6. THE CODEBREAKERS OF BLETCHLEY PARK
As soon as their homeland was invaded in September 1939, several Polish mathematicians escaped to the west with the secrets of the German ‘Enigma’ encryption device. This scrambled all 26 letters of the alphabet to a pre-set key that changed every 24 hours. From the May 1940 invasion of France onwards, German reports – essentially transmitted in Enigma gibberish – were intercepted over the air and forwarded by outstations to Bletchley Park, near Milton Keynes in Buckinghamshire, which housed the UK Government Code and Cypher School and the intelligence programme known as ‘Ultra’.
Several brilliant minds at Bletchley helped devise ‘bombes’: electromechanical devices designed to discover the daily settings of Enigma machines. From March 1940, these increased the pace that German messages could be deciphered, translated into English and assessed for their military importance. Understanding Enigma traffic contributed to victory in the Battle of Britain, assessing the German threats to invade England, and was especially important during the battle of the Atlantic, on which British survival depended in 1941–42.
Enigma provided tactical intelligence of mostly short-term value. More longterm insights into the German military mind were gleaned from mid-1941, when senior commanders started transmitting coded orders to one another using the ‘Lorenz’ wireless teleprinter, whose traffic was nicknamed ‘Tunny’. This gave access to strategic intentions and was initially deciphered by brainpower alone, until the creation of ‘Colossus’, the world’s first programmable digital electronic computer, which commenced operations in February 1944.
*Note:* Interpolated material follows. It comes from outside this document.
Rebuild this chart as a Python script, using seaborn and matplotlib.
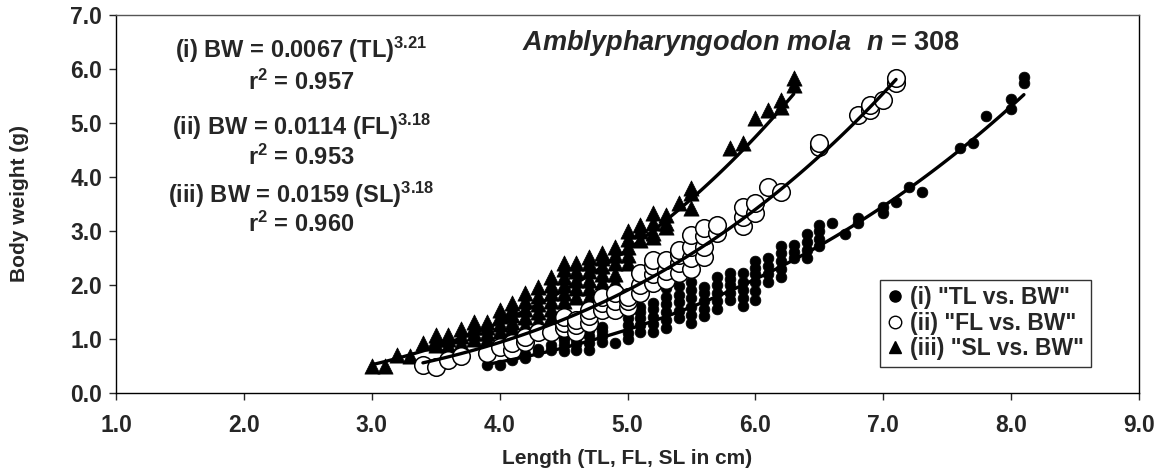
import numpy as np
import pandas as pd
import matplotlib
matplotlib.use("Agg")
import matplotlib.pyplot as plt
import seaborn as sns

# ---- data: (length cm, body weight g) ----
tl_len = [3.9, 4.0, 4.1, 4.1, 4.2, 4.2, 4.3, 4.3, 4.4, 4.4,
          4.5, 4.5, 4.5, 4.5, 4.6, 4.6, 4.6, 4.6, 4.6, 4.7, 4.7, 4.7, 4.7,
          4.8, 4.8, 4.8, 4.8, 4.9,
          5.0, 5.0, 5.0, 5.0, 5.0, 5.0, 5.1, 5.1, 5.1, 5.1, 5.1,
          5.2, 5.2, 5.2, 5.2, 5.2, 5.3, 5.3, 5.3, 5.3, 5.3, 5.3,
          5.4, 5.4, 5.4, 5.4, 5.4, 5.5, 5.5, 5.5, 5.5, 5.5, 5.5,
          5.6, 5.6, 5.6, 5.6, 5.6, 5.7, 5.7, 5.7, 5.7, 5.7,
          5.8, 5.8, 5.8, 5.8, 5.8, 5.9, 5.9, 5.9, 5.9, 5.9,
          6.0, 6.0, 6.0, 6.0, 6.0, 6.0, 6.1, 6.1, 6.1, 6.1,
          6.2, 6.2, 6.2, 6.2, 6.2, 6.3, 6.3, 6.3, 6.4, 6.4, 6.4, 6.4,
          6.5, 6.5, 6.5, 6.5, 6.6, 6.7, 6.8, 6.8, 7.0, 7.0, 7.1, 7.2, 7.3,
          7.6, 7.7, 7.8, 8.0, 8.0, 8.1, 8.1]
tl_bw = [0.52, 0.52, 0.62, 0.68, 0.65, 0.72, 0.75, 0.82, 0.80, 0.88,
         0.78, 0.88, 0.98, 1.04, 0.80, 0.90, 1.00, 1.10, 1.17, 0.80, 0.92, 1.05, 1.17,
         0.95, 1.05, 1.15, 1.22, 0.93,
         1.00, 1.12, 1.25, 1.38, 1.50, 1.60, 1.13, 1.25, 1.38, 1.50, 1.60,
         1.13, 1.27, 1.40, 1.55, 1.67, 1.20, 1.35, 1.50, 1.65, 1.78, 1.95,
         1.38, 1.52, 1.68, 1.82, 1.98, 1.30, 1.45, 1.60, 1.75, 1.90, 2.05,
         1.42, 1.55, 1.70, 1.85, 1.96, 1.55, 1.70, 1.85, 2.00, 2.15,
         1.72, 1.85, 2.00, 2.12, 2.22, 1.62, 1.75, 1.90, 2.05, 2.22,
         1.72, 1.88, 2.05, 2.20, 2.32, 2.45, 2.05, 2.20, 2.35, 2.50,
         2.15, 2.30, 2.45, 2.60, 2.72, 2.50, 2.62, 2.74, 2.50, 2.65, 2.80, 2.95,
         2.72, 2.85, 3.00, 3.12, 3.15, 2.95, 3.15, 3.24, 3.33, 3.44, 3.54, 3.81, 3.72,
         4.54, 4.63, 5.13, 5.26, 5.44, 5.74, 5.85]

fl_len = [3.4, 3.5, 3.6, 3.7, 3.9, 4.0, 4.1, 4.1, 4.2, 4.2, 4.3, 4.4,
          4.5, 4.5, 4.5, 4.6, 4.6, 4.6, 4.7, 4.7, 4.7, 4.8, 4.8, 4.8,
          4.9, 4.9, 4.9, 5.0, 5.0, 5.0, 5.1, 5.1, 5.1, 5.2, 5.2, 5.2, 5.2,
          5.3, 5.3, 5.3, 5.4, 5.4, 5.4, 5.4, 5.5, 5.5, 5.5, 5.5,
          5.6, 5.6, 5.6, 5.6, 5.7, 5.7, 5.9, 5.9, 5.9, 6.0, 6.0, 6.1, 6.2,
          6.5, 6.5, 6.8, 6.9, 6.9, 7.0, 7.1, 7.1]
fl_bw = [0.52, 0.48, 0.61, 0.68, 0.74, 0.85, 0.80, 0.92, 0.95, 1.04, 1.13, 1.13,
         1.20, 1.30, 1.40, 1.13, 1.25, 1.35, 1.30, 1.42, 1.54, 1.54, 1.66, 1.78,
         1.54, 1.70, 1.85, 1.60, 1.70, 1.78, 1.85, 2.00, 2.22, 2.04, 2.20, 2.35, 2.46,
         2.10, 2.25, 2.46, 2.22, 2.40, 2.55, 2.65, 2.30, 2.50, 2.70, 2.93,
         2.52, 2.70, 2.90, 3.06, 2.96, 3.11, 3.10, 3.26, 3.44, 3.33, 3.52, 3.81, 3.72,
         4.56, 4.63, 5.15, 5.24, 5.33, 5.43, 5.74, 5.83]

sl_len = [3.0, 3.1, 3.2, 3.3, 3.4, 3.5, 3.5, 3.5, 3.6, 3.6, 3.6, 3.7, 3.7, 3.7,
          3.8, 3.8, 3.8, 3.8, 3.9, 3.9, 3.9, 3.9, 4.0, 4.0, 4.0, 4.0, 4.0,
          4.1, 4.1, 4.1, 4.1, 4.1, 4.2, 4.2, 4.2, 4.2, 4.2, 4.2,
          4.3, 4.3, 4.3, 4.3, 4.3, 4.3, 4.4, 4.4, 4.4, 4.4, 4.4, 4.4,
          4.5, 4.5, 4.5, 4.5, 4.5, 4.5, 4.5, 4.6, 4.6, 4.6, 4.6, 4.6,
          4.7, 4.7, 4.7, 4.7, 4.7, 4.7, 4.8, 4.8, 4.8, 4.8, 4.8, 4.8,
          4.9, 4.9, 4.9, 4.9, 4.9, 4.9, 5.0, 5.0, 5.0, 5.0, 5.0,
          5.1, 5.1, 5.1, 5.2, 5.2, 5.2, 5.2, 5.3, 5.3, 5.3, 5.4,
          5.5, 5.5, 5.5, 5.8, 5.9, 6.0, 6.1, 6.2, 6.2, 6.3, 6.3]
sl_bw = [0.50, 0.50, 0.70, 0.68, 0.93, 0.88, 1.00, 1.08, 0.88, 1.00, 1.08, 0.92, 1.05, 1.18,
         1.00, 1.12, 1.22, 1.32, 1.00, 1.12, 1.22, 1.32, 1.00, 1.15, 1.28, 1.42, 1.54,
         1.20, 1.32, 1.45, 1.56, 1.67, 1.10, 1.25, 1.40, 1.55, 1.70, 1.85,
         1.22, 1.36, 1.50, 1.64, 1.80, 1.96, 1.40, 1.55, 1.70, 1.85, 2.00, 2.15,
         1.54, 1.70, 1.85, 2.00, 2.15, 2.30, 2.40, 1.78, 1.95, 2.10, 2.25, 2.40,
         1.78, 1.95, 2.10, 2.25, 2.40, 2.52, 1.90, 2.05, 2.20, 2.35, 2.50, 2.60,
         1.90, 2.05, 2.20, 2.40, 2.55, 2.70, 2.40, 2.55, 2.70, 2.85, 3.00,
         2.83, 3.00, 3.11, 2.89, 2.96, 3.15, 3.33, 3.07, 3.15, 3.30, 3.52,
         3.43, 3.70, 3.80, 4.54, 4.63, 5.09, 5.24, 5.30, 5.43, 5.70, 5.83]

# fitted length-weight relationships BW = a * L^b as printed in the chart
fit_a = [0.0067, 0.0114, 0.0159]
fit_b = [3.21, 3.18, 3.18]
fit_r2 = [0.957, 0.953, 0.960]
fit_names = ["TL", "FL", "SL"]
fit_tags = ["(i)", "(ii)", "(iii)"]
legend_labels = ['(i) "TL vs. BW"', '(ii) "FL vs. BW"', '(iii) "SL vs. BW"']

sns.set_theme(style="ticks")
plt.rcParams["font.family"] = ["Liberation Sans", "DejaVu Sans"]
plt.rcParams["font.weight"] = "bold"
plt.rcParams["mathtext.fontset"] = "custom"
plt.rcParams["mathtext.rm"] = "Liberation Sans:bold"
plt.rcParams["mathtext.bf"] = "Liberation Sans:bold"
plt.rcParams["mathtext.it"] = "Liberation Sans:bold:italic"
plt.rcParams["mathtext.default"] = "bf"

fig = plt.figure(figsize=(11.58, 4.74), dpi=100)
ax = fig.add_axes([0.1002, 0.1709, 0.8834, 0.7975])

df_tl = pd.DataFrame({"L": tl_len, "BW": tl_bw})
df_fl = pd.DataFrame({"L": fl_len, "BW": fl_bw})
df_sl = pd.DataFrame({"L": sl_len, "BW": sl_bw})

sns.scatterplot(data=df_sl, x="L", y="BW", marker="^", s=120, color="black",
                edgecolor="black", linewidth=0.5, ax=ax, zorder=2)
sns.scatterplot(data=df_tl, x="L", y="BW", marker="o", s=60, color="black",
                edgecolor="black", linewidth=0.5, ax=ax, zorder=3)
sns.scatterplot(data=df_fl, x="L", y="BW", marker="o", s=160, color="white",
                edgecolor="black", linewidth=1.1, ax=ax, zorder=4)

# trend lines from the printed equations
for df, a, b in [(df_tl, fit_a[0], fit_b[0]), (df_fl, fit_a[1], fit_b[1]),
                 (df_sl, fit_a[2], fit_b[2])]:
    xs = np.linspace(df["L"].min(), df["L"].max(), 100)
    sns.lineplot(x=xs, y=a * xs ** b, color="black", linewidth=2.4, ax=ax, zorder=5)

ticks_x = np.arange(1, 9.5, 1)
ticks_y = np.arange(0, 7.5, 1)
ax.set_xlim(1, 9)
ax.set_ylim(0, 7)
ax.set_xticks(ticks_x)
ax.set_yticks(ticks_y)
ax.set_xticklabels([f"{v:.1f}" for v in ticks_x])
ax.set_yticklabels([f"{v:.1f}" for v in ticks_y])
ax.tick_params(direction="out", length=5, width=1, pad=5, labelsize=16.5)
ax.tick_params(axis="x", pad=10)
for t in ax.get_xticklabels() + ax.get_yticklabels():
    t.set_fontweight("bold")
for sp in ax.spines.values():
    sp.set_linewidth(1.0)
    sp.set_color("black")
ax.spines["top"].set_color("#555555")

ax.set_xlabel("Length (TL, FL, SL in cm)", fontsize=15, fontweight="bold")
ax.set_ylabel("Body weight (g)", fontsize=15, fontweight="bold")
ax.xaxis.set_label_coords(0.5, -0.148)
ax.yaxis.set_label_coords(-0.085, 0.5)

# equations
eq_y = [6.35, 4.93, 3.67]
r2_y = [5.76, 4.37, 3.13]
for i in range(3):
    ax.text(2.45, eq_y[i],
            f"{fit_tags[i]} BW = {fit_a[i]:.4f} ({fit_names[i]})$^{{{fit_b[i]:.2f}}}$",
            ha="center", va="center", fontsize=17, fontweight="bold")
    ax.text(2.45, r2_y[i], f"r$^{{2}}$ = {fit_r2[i]:.3f}",
            ha="center", va="center", fontsize=17, fontweight="bold")

ax.text(5.89, 6.48, r"$\mathit{Amblypharyngodon\ mola\ \ n}$ = 308",
        ha="center", va="center", fontsize=19.5, fontweight="bold")

handles = [
    plt.Line2D([], [], marker="o", color="black", linestyle="none", markersize=8),
    plt.Line2D([], [], marker="o", markerfacecolor="white", markeredgecolor="black",
               linestyle="none", markersize=9),
    plt.Line2D([], [], marker="^", color="black", linestyle="none", markersize=9),
]
leg = ax.legend(handles, legend_labels, loc="lower left", bbox_to_anchor=(0.747, 0.069),
                frameon=True, fancybox=False, edgecolor="black",
                handlelength=0.7, handletextpad=0.3, borderpad=0.3, labelspacing=0.1,
                borderaxespad=0, prop={"weight": "bold", "size": 16.5})
leg.get_frame().set_linewidth(1.0)

fig.savefig("out.png", dpi=100)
It is challenging to measure the precise value of the work done at Bletchley, where Italian and Japanese traffic was also broken. We do know that on 12 July 1945, US general and future president Dwight D Eisenhower wrote a secret letter to thank Sir Stewart Menzies, who had kept both Churchill and Eisenhower supplied with daily Ultra material. In it, he stated: “The intelligence which has emanated from you before and during this campaign has been of priceless value to me… It has saved thousands of British and American lives, and in no small way contributed to the speed with which the enemy was routed and eventually forced to surrender.”
This was reinforced by Sir Harry Hinsley, a former Bletchley man and later author of the official volumes on British Intelligence in the Second World War. He stated that, without Ultra, “the war would have been something like two years longer, perhaps three years longer, possibly four years longer than it was”.